The Aerospace Industries Association, which represents more than 300 companies, said, “Uninterrupted access to GPS is essential not only for our industry, but also for the American people, our national security, and the strength of the U.S. economy. This access is now threatened by the FCC’s decision to grant Ligado Networks’ application, despite years of evidence and the concerns outlined by several federal agencies about potential interference. With this motion, we are banding together to urge the FCC to reconsider this decision and allow safety and data to drive their decision-making on spectrum.”
The International Air Transport Association (IATA), which represents some 290 airlines or 82% of global traffic said, “Approving Ligado’s spectrum for 5G poses a strong risk of interference with GPS signals, including the potential interruption of GPS signals at low altitudes. The FCC should reverse this decision.”
Capt. Joe DePete, President, Air Line Pilots Association (ALPA), said, “Throughout its report and order, the FCC uses words like ‘possible’ and ‘feasible’ when talking about whether Ligado can operate. These are not the words you would want to hear your Captain use when talking about successfully completing your flight the next time you are sitting in the cabin. Aviation requires certainty and guaranteed performance from its systems. The FCC’s hasty, arbitrary, and incorrect decision will set a disastrous precedent that will impede ongoing work on spectrum sharing. The Ligado decision must be reversed immediately.”

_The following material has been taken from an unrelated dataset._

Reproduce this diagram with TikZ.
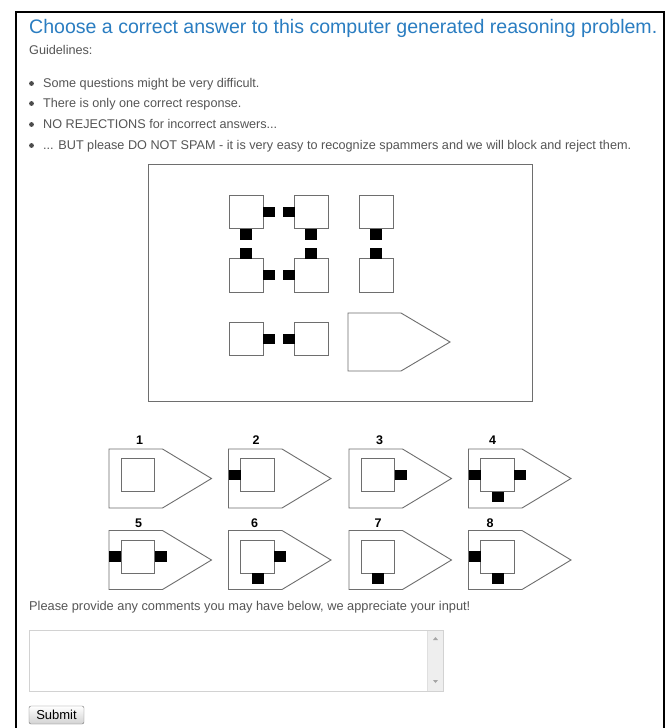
\documentclass[tikz,border=0pt]{standalone}
\usepackage{fontspec}
\setmainfont{Liberation Sans}
\definecolor{titleblue}{RGB}{42,125,193}
\definecolor{txtgray}{RGB}{85,85,85}
\definecolor{shapegray}{RGB}{110,110,110}
\definecolor{areagray}{RGB}{210,210,210}
\definecolor{scrollgray}{RGB}{238,238,238}
\definecolor{btnborder}{RGB}{112,112,112}
% answer shape: #1 = left x, #2 = top y
\newcommand\ansshape[2]{%
  \draw[shp] (#1,#2) -- ({#1+53.5},#2) -- ({#1+102.5},{#2+29.5}) -- ({#1+53.5},{#2+59}) -- (#1,{#2+59}) -- cycle;
  \draw[shp] ({#1+12.3},{#2+9.5}) rectangle ({#1+45.6},{#2+42.6});
}
\newcommand\ansleft[2]{\fill[blk] (#1,{#2+20.8}) rectangle ({#1+12.3},{#2+31.2});}
\newcommand\ansright[2]{\fill[blk] ({#1+45.6},{#2+20.8}) rectangle ({#1+57.6},{#2+31.2});}
\newcommand\ansbottom[2]{\fill[blk] ({#1+23},{#2+42.6}) rectangle ({#1+35},{#2+53.3});}
\begin{document}
\begin{tikzpicture}[x=1pt,y=-1pt,
  shp/.style={draw=shapegray, line width=0.9pt, fill=white},
  blk/.style={fill=black},
  body/.style={anchor=base west, inner sep=0pt, text=txtgray, font=\fontsize{12.65}{15}\selectfont},
  numlbl/.style={inner sep=0pt, font=\bfseries\fontsize{12.5}{15}\selectfont},
  bul/.style={fill=txtgray!90!black}]
\useasboundingbox (0,0) rectangle (671,728);
\fill[white] (0,0) rectangle (671,728);
% outer frame
\draw[line width=2pt] (16,728) -- (16,12) -- (664,12) -- (664,728);
% title and guidelines
\node[anchor=base west, inner sep=0pt, text=titleblue, font=\fontsize{19.55}{23}\selectfont] (title) at (29,33.5) {Choose a correct answer to this computer generated reasoning problem.};
\node[body] (guide) at (29,54) {Guidelines:};
\foreach \yy/\tx [count=\i] in {87.5/{Some questions might be very difficult.},
  107.5/{There is only one correct response.},
  128.5/{NO REJECTIONS for incorrect answers...},
  149.5/{... BUT please DO NOT SPAM - it is very easy to recognize spammers and we will block and reject them.}}{
  \fill[bul] (31.5,\yy-4) circle [radius=2.4pt];
  \node[body] (item\i) at (43,\yy) {\tx};
}
% puzzle frame
\draw[draw=shapegray, line width=0.9pt] (148,164) rectangle (532,401);
% squares
\foreach \xx in {229.5,294.5,359.5}{
  \foreach \yy in {195,258.5}{
    \draw[shp] (\xx,\yy) rectangle ++(33.5,33.5);
  }
}
\draw[shp] (229.5,322) rectangle ++(33.5,33.5);
\draw[shp] (294.5,322) rectangle ++(33.5,33.5);
% horizontal connectors
\foreach \yy in {195,258.5,322}{
  \fill[blk] (263,\yy+11.7) rectangle (275,\yy+21.8);
  \fill[blk] (282.5,\yy+11.7) rectangle (294.5,\yy+21.8);
}
% vertical connectors
\foreach \xx in {229.5,294.5,359.5}{
  \fill[blk] (\xx+10.75,228.5) rectangle (\xx+22.75,239.5);
  \fill[blk] (\xx+10.75,247.5) rectangle (\xx+22.75,258.5);
}
% big pentagon
\draw[shp] (348,313) -- (401,313) -- (450,342) -- (401,371) -- (348,371) -- cycle;
% answers row 1
\ansshape{109}{449}
\ansshape{228.5}{449}\ansleft{228.5}{449}
\ansshape{349}{449}\ansright{349}{449}
\ansshape{468.5}{449}\ansleft{468.5}{449}\ansright{468.5}{449}\ansbottom{468.5}{449}
% answers row 2
\ansshape{109}{530.5}\ansleft{109}{530.5}\ansright{109}{530.5}
\ansshape{228.5}{530.5}\ansright{228.5}{530.5}\ansbottom{228.5}{530.5}
\ansshape{349}{530.5}\ansbottom{349}{530.5}
\ansshape{468.5}{530.5}\ansleft{468.5}{530.5}\ansbottom{468.5}{530.5}
% labels
\node[numlbl] (n1) at (139.5,440.5) {1};
\node[numlbl] (n2) at (256,440.5) {2};
\node[numlbl] (n3) at (379.5,440.5) {3};
\node[numlbl] (n4) at (492.5,440.5) {4};
\node[numlbl] (n5) at (138.5,523.5) {5};
\node[numlbl] (n6) at (254.5,523.5) {6};
\node[numlbl] (n7) at (378,523.5) {7};
\node[numlbl] (n8) at (490,523.5) {8};
% comments
\node[body, font=\fontsize{12.8}{15}\selectfont] (comment) at (29,610) {Please provide any comments you may have below, we appreciate your input!};
\draw[draw=areagray, fill=white] (29,630) rectangle (443.5,691);
\fill[scrollgray] (427.5,630.5) rectangle (443,690.5);
\draw[draw=areagray!70] (427.5,630.5) -- (427.5,690.5);
\fill[gray!70] (433,640) -- (438,640) -- (435.5,637) -- cycle;
\fill[gray!70] (433,680) -- (438,680) -- (435.5,683) -- cycle;
% submit button
\shade[top color=white, bottom color=gray!35, rounded corners=2pt] (29,706) rectangle (84,724);
\draw[draw=btnborder, rounded corners=2pt] (29,706) rectangle (84,724);
\node[inner sep=0pt, font=\fontsize{13}{15}\selectfont] (submit) at (56.5,715) {Submit};
\end{tikzpicture}
\end{document}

Aviation Spectrum Resources, Inc., said, “In jointly filing a petition for reconsideration of the FCC’s recent decision on Ligado Networks’ proposal, ASRI joins the wider aviation community in expressing our view that the decision is based on a fundamentally flawed interpretation of the data that have been presented to the Commission. Among other deficiencies, the FCC’s decision ignores the FAA’s reservations cited by the Department of Transportation, having implications for many low-level aircraft operators including helicopters and UAVs. The FCC Order also seems to acknowledge the mounting evidence that aviation safety satellite communications will receive interference, but it relies on the completion of private negotiations to resolve these questions while giving Ligado a green light to proceed, rather than requiring specific mitigations itself. ASRI believes the FCC should revisit its decision in conjunction with aviation experts to ensure the safety of air transport, medivac and other essential aviation operators are not affected by this decision.”
Matt Desch, CEO, Iridium Communications, said, “The FCC’s Ligado action prioritizes economic windfalls to a few speculators over safety of life, national security and important private sector companies whose customers would be most upended by their harmful interference.”
Helicopter Association International said, “From the perspective of helicopter operators that conduct a variety of missions in low altitudes, often in close proximity to flight obstructions, navigational accuracy and reliability are paramount. The Ligado proposal jeopardizes aviation safety, especially in low-level missions conducted where the effectiveness of satellite communications, GPS, and terrain avoidance and warning systems (TAWS) could be considerably reduced. The FCC’s decision does not adequately account for the well documented risks to aviation safety systems as well as opposition led by the Department of Transportation and supported by many other agencies. HAI strongly urges the FCC to stay and reconsider the order and partner closely with relevant stakeholders to gain complete understanding of the order’s potential impact on aviation safety.”
And Dana A. Goward, President & Director, RNT Foundation, said, “The FCC treated this like a commercial communications issue instead of a decision about safety-of-life navigation. They didn’t even consider the overall cost to the public in lost lives and property.”
In addition to private sector interests, 14 federal agencies and numerous Republican and Democratic Members of Congress oppose the FCC’s decision in favor of Ligado.